%%

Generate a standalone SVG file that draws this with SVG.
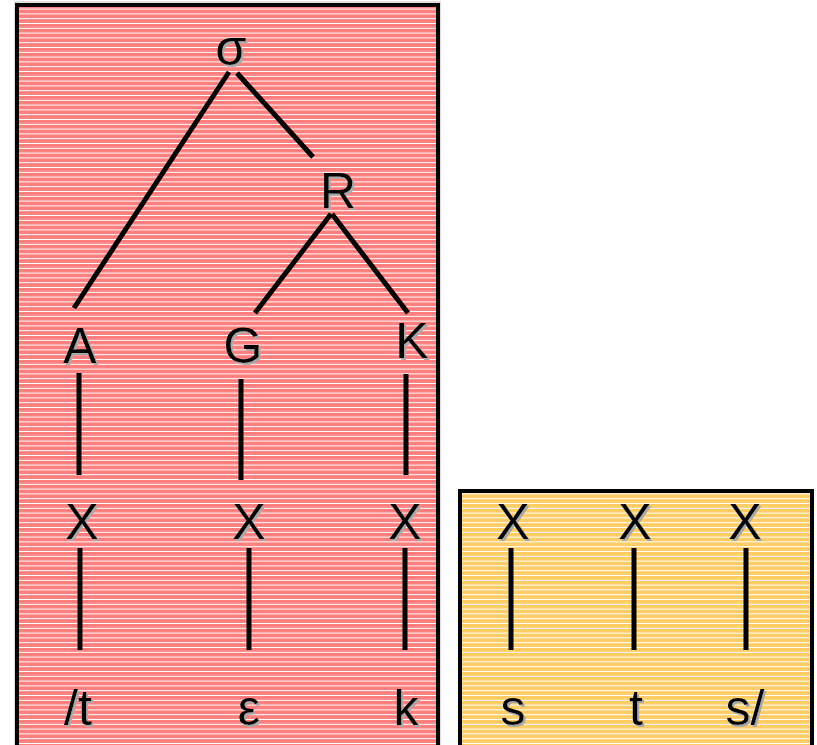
<svg xmlns="http://www.w3.org/2000/svg" width="817" height="745" viewBox="0 0 817 745">
<defs>
<pattern id="redS" patternUnits="userSpaceOnUse" width="10" height="4.8">
<rect width="10" height="4.8" fill="#FF7F7F"/>
<rect y="3.8" width="10" height="1" fill="#FFFFFF"/>
</pattern>
<pattern id="yelS" patternUnits="userSpaceOnUse" width="10" height="4.8">
<rect width="10" height="4.8" fill="#FFCC66"/>
<rect y="3.8" width="10" height="1" fill="#FFFFFF"/>
</pattern>
<filter id="sh" x="-20%" y="-20%" width="140%" height="140%">
<feDropShadow dx="2" dy="2" stdDeviation="0" flood-color="#A8A8A8" flood-opacity="1"/>
</filter>
</defs>
<style>
.box{stroke:#000;stroke-width:4}
.t{font-family:"Liberation Sans",Arial,sans-serif;font-size:50px;fill:#000;text-anchor:middle;filter:url(#sh)}
.ln{stroke:#000;stroke-width:5;stroke-linecap:butt;fill:none}
</style>
<rect x="15" y="2" width="425" height="760" fill="none" stroke="#C0C0C0" stroke-width="1"/>
<rect class="box" x="17" y="5" width="421" height="760" fill="url(#redS)"/>
<rect class="box" x="460" y="491" width="352" height="280" fill="url(#yelS)"/>
<g id="connectors">
<line class="ln" x1="229" y1="72" x2="74" y2="308"/>
<line class="ln" x1="237" y1="73" x2="313" y2="157"/>
<line class="ln" x1="331" y1="214" x2="255" y2="313"/>
<line class="ln" x1="332" y1="214" x2="408" y2="313"/>
<line class="ln" x1="79" y1="373" x2="79" y2="475"/>
<line class="ln" x1="241" y1="379" x2="241" y2="480"/>
<line class="ln" x1="406" y1="374" x2="406" y2="475"/>
<line class="ln" x1="80" y1="548" x2="80" y2="650"/>
<line class="ln" x1="249" y1="548" x2="249" y2="650"/>
<line class="ln" x1="405" y1="548" x2="405" y2="650"/>
<line class="ln" x1="511" y1="548" x2="511" y2="650"/>
<line class="ln" x1="634" y1="548" x2="634" y2="650"/>
<line class="ln" x1="746" y1="548" x2="746" y2="650"/>
</g>
<g id="n-sigma"><text class="t" x="231" y="65">σ</text></g>
<g id="n-R"><text class="t" x="338" y="208">R</text></g>
<g id="n-A"><text class="t" x="80" y="363">A</text></g>
<g id="n-G"><text class="t" x="243" y="363">G</text></g>
<g id="n-K"><text class="t" x="412" y="358">K</text></g>
<g id="n-X1"><text class="t" x="82" y="539">X</text></g>
<g id="n-X2"><text class="t" x="249" y="539">X</text></g>
<g id="n-X3"><text class="t" x="405" y="539">X</text></g>
<g id="n-X4"><text class="t" x="513" y="539">X</text></g>
<g id="n-X5"><text class="t" x="635" y="539">X</text></g>
<g id="n-X6"><text class="t" x="745" y="539">X</text></g>
<g id="n-t1"><text class="t" x="78" y="725">/t</text></g>
<g id="n-e"><text class="t" x="249" y="725">ε</text></g>
<g id="n-k"><text class="t" x="406" y="725">k</text></g>
<g id="n-s1"><text class="t" x="513" y="725">s</text></g>
<g id="n-t2"><text class="t" x="636" y="725">t</text></g>
<g id="n-s2"><text class="t" x="745" y="725">s/</text></g>
</svg>
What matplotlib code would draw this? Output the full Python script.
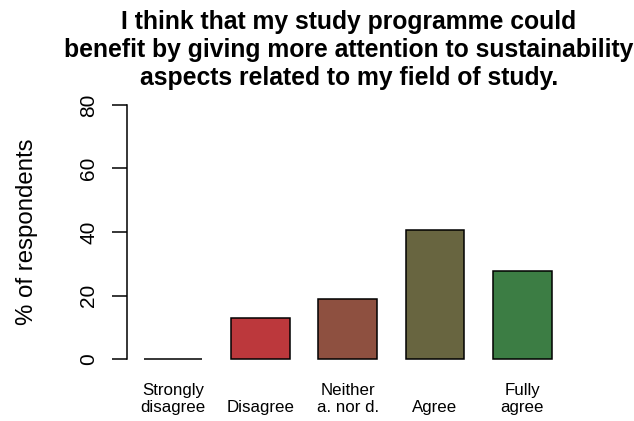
import numpy as np
import matplotlib
matplotlib.use("Agg")
import matplotlib.pyplot as plt

plt.rcParams['font.family'] = ['Liberation Sans', 'DejaVu Sans']

# survey answers, % of respondents
categories = ["Strongly\ndisagree", "\nDisagree", "Neither\na. nor d.", "\nAgree", "Fully\nagree"]
percent = [0.0, 12.9, 18.8, 40.5, 27.6]
colors = ["#c0393c", "#bc383c", "#8e5040", "#686540", "#3c7d44"]
yticks = [0, 20, 40, 60, 80]
title = ("I think that my study programme could\n"
         "benefit by giving more attention to sustainability\n"
         "aspects related to my field of study.")

fig = plt.figure(figsize=(6.34, 4.21), dpi=100)
ax = fig.add_axes([127/634, 1 - 369.2/421, 441.4/634, 274.4/421])

x = np.arange(len(percent))
ax.bar(x, percent, width=0.671, color=colors, edgecolor='black', linewidth=1.1)

ax.set_xlim(-0.527, 4.527)
ax.set_ylim(-3.2, 83.2)
for s in ['top', 'right', 'bottom']:
    ax.spines[s].set_visible(False)
ax.spines['left'].set_bounds(0, 80)
ax.spines['left'].set_linewidth(1.1)

ax.set_yticks(yticks)
ax.set_yticklabels([str(v) for v in yticks], rotation=90, va='center', fontsize=15)
ax.tick_params(axis='y', length=10.8, width=1.1, pad=10)

ax.set_xticks(x)
ax.set_xticklabels(categories, fontsize=12.2, linespacing=1.15)
ax.tick_params(axis='x', length=0, pad=10)

fig.text(27/634, 0.5 * ((1 - 369.2/421) + (1 - 94.8/421)), "% of respondents",
         rotation=90, ha='center', va='center', fontsize=17.3)

fig.text(349/634, 1 - 85/421, title, ha='center', va='baseline',
         fontsize=17.8, fontweight='bold', linespacing=1.22)

fig.savefig("out.png", dpi=100)
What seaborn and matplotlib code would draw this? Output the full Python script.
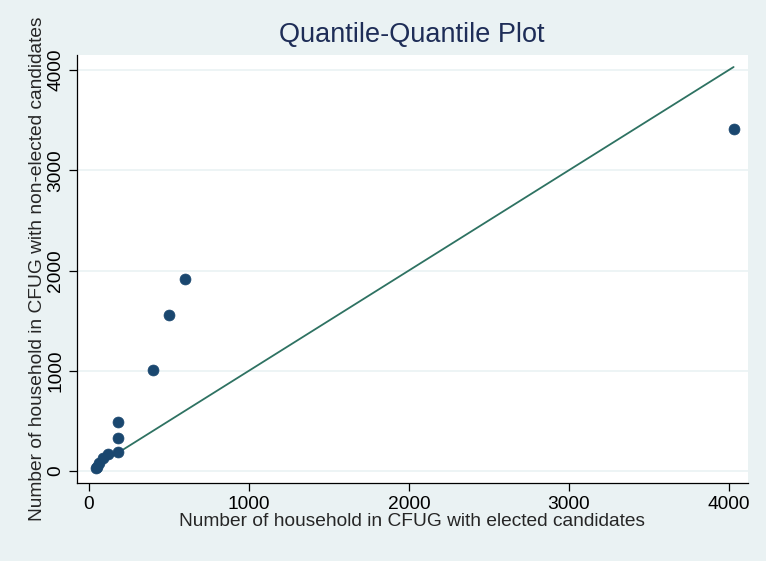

%%

- [EXERCISE BRIEF] Copy the records above exactly, leaving out every picture.

- [RESPONSE TO THE TASK]
Generate a standalone SVG file that draws this with SVG.
<svg xmlns="http://www.w3.org/2000/svg" width="817" height="745" viewBox="0 0 817 745">
<defs>
<pattern id="redS" patternUnits="userSpaceOnUse" width="10" height="4.8">
<rect width="10" height="4.8" fill="#FF7F7F"/>
<rect y="3.8" width="10" height="1" fill="#FFFFFF"/>
</pattern>
<pattern id="yelS" patternUnits="userSpaceOnUse" width="10" height="4.8">
<rect width="10" height="4.8" fill="#FFCC66"/>
<rect y="3.8" width="10" height="1" fill="#FFFFFF"/>
</pattern>
<filter id="sh" x="-20%" y="-20%" width="140%" height="140%">
<feDropShadow dx="2" dy="2" stdDeviation="0" flood-color="#A8A8A8" flood-opacity="1"/>
</filter>
</defs>
<style>
.box{stroke:#000;stroke-width:4}
.t{font-family:"Liberation Sans",Arial,sans-serif;font-size:50px;fill:#000;text-anchor:middle;filter:url(#sh)}
.ln{stroke:#000;stroke-width:5;stroke-linecap:butt;fill:none}
</style>
<rect x="15" y="2" width="425" height="760" fill="none" stroke="#C0C0C0" stroke-width="1"/>
<rect class="box" x="17" y="5" width="421" height="760" fill="url(#redS)"/>
<rect class="box" x="460" y="491" width="352" height="280" fill="url(#yelS)"/>
<g id="connectors">
<line class="ln" x1="229" y1="72" x2="74" y2="308"/>
<line class="ln" x1="237" y1="73" x2="313" y2="157"/>
<line class="ln" x1="331" y1="214" x2="255" y2="313"/>
<line class="ln" x1="332" y1="214" x2="408" y2="313"/>
<line class="ln" x1="79" y1="373" x2="79" y2="475"/>
<line class="ln" x1="241" y1="379" x2="241" y2="480"/>
<line class="ln" x1="406" y1="374" x2="406" y2="475"/>
<line class="ln" x1="80" y1="548" x2="80" y2="650"/>
<line class="ln" x1="249" y1="548" x2="249" y2="650"/>
<line class="ln" x1="405" y1="548" x2="405" y2="650"/>
<line class="ln" x1="511" y1="548" x2="511" y2="650"/>
<line class="ln" x1="634" y1="548" x2="634" y2="650"/>
<line class="ln" x1="746" y1="548" x2="746" y2="650"/>
</g>
<g id="n-sigma"><text class="t" x="231" y="65">σ</text></g>
<g id="n-R"><text class="t" x="338" y="208">R</text></g>
<g id="n-A"><text class="t" x="80" y="363">A</text></g>
<g id="n-G"><text class="t" x="243" y="363">G</text></g>
<g id="n-K"><text class="t" x="412" y="358">K</text></g>
<g id="n-X1"><text class="t" x="82" y="539">X</text></g>
<g id="n-X2"><text class="t" x="249" y="539">X</text></g>
<g id="n-X3"><text class="t" x="405" y="539">X</text></g>
<g id="n-X4"><text class="t" x="513" y="539">X</text></g>
<g id="n-X5"><text class="t" x="635" y="539">X</text></g>
<g id="n-X6"><text class="t" x="745" y="539">X</text></g>
<g id="n-t1"><text class="t" x="78" y="725">/t</text></g>
<g id="n-e"><text class="t" x="249" y="725">ε</text></g>
<g id="n-k"><text class="t" x="406" y="725">k</text></g>
<g id="n-s1"><text class="t" x="513" y="725">s</text></g>
<g id="n-t2"><text class="t" x="636" y="725">t</text></g>
<g id="n-s2"><text class="t" x="745" y="725">s/</text></g>
</svg>
What matplotlib code would draw this? Output the full Python script.
import numpy as np
import matplotlib
matplotlib.use("Agg")
import matplotlib.pyplot as plt

plt.rcParams['font.family'] = ['Liberation Sans', 'DejaVu Sans']

# survey answers, % of respondents
categories = ["Strongly\ndisagree", "\nDisagree", "Neither\na. nor d.", "\nAgree", "Fully\nagree"]
percent = [0.0, 12.9, 18.8, 40.5, 27.6]
colors = ["#c0393c", "#bc383c", "#8e5040", "#686540", "#3c7d44"]
yticks = [0, 20, 40, 60, 80]
title = ("I think that my study programme could\n"
         "benefit by giving more attention to sustainability\n"
         "aspects related to my field of study.")

fig = plt.figure(figsize=(6.34, 4.21), dpi=100)
ax = fig.add_axes([127/634, 1 - 369.2/421, 441.4/634, 274.4/421])

x = np.arange(len(percent))
ax.bar(x, percent, width=0.671, color=colors, edgecolor='black', linewidth=1.1)

ax.set_xlim(-0.527, 4.527)
ax.set_ylim(-3.2, 83.2)
for s in ['top', 'right', 'bottom']:
    ax.spines[s].set_visible(False)
ax.spines['left'].set_bounds(0, 80)
ax.spines['left'].set_linewidth(1.1)

ax.set_yticks(yticks)
ax.set_yticklabels([str(v) for v in yticks], rotation=90, va='center', fontsize=15)
ax.tick_params(axis='y', length=10.8, width=1.1, pad=10)

ax.set_xticks(x)
ax.set_xticklabels(categories, fontsize=12.2, linespacing=1.15)
ax.tick_params(axis='x', length=0, pad=10)

fig.text(27/634, 0.5 * ((1 - 369.2/421) + (1 - 94.8/421)), "% of respondents",
         rotation=90, ha='center', va='center', fontsize=17.3)

fig.text(349/634, 1 - 85/421, title, ha='center', va='baseline',
         fontsize=17.8, fontweight='bold', linespacing=1.22)

fig.savefig("out.png", dpi=100)
What seaborn and matplotlib code would draw this? Output the full Python script.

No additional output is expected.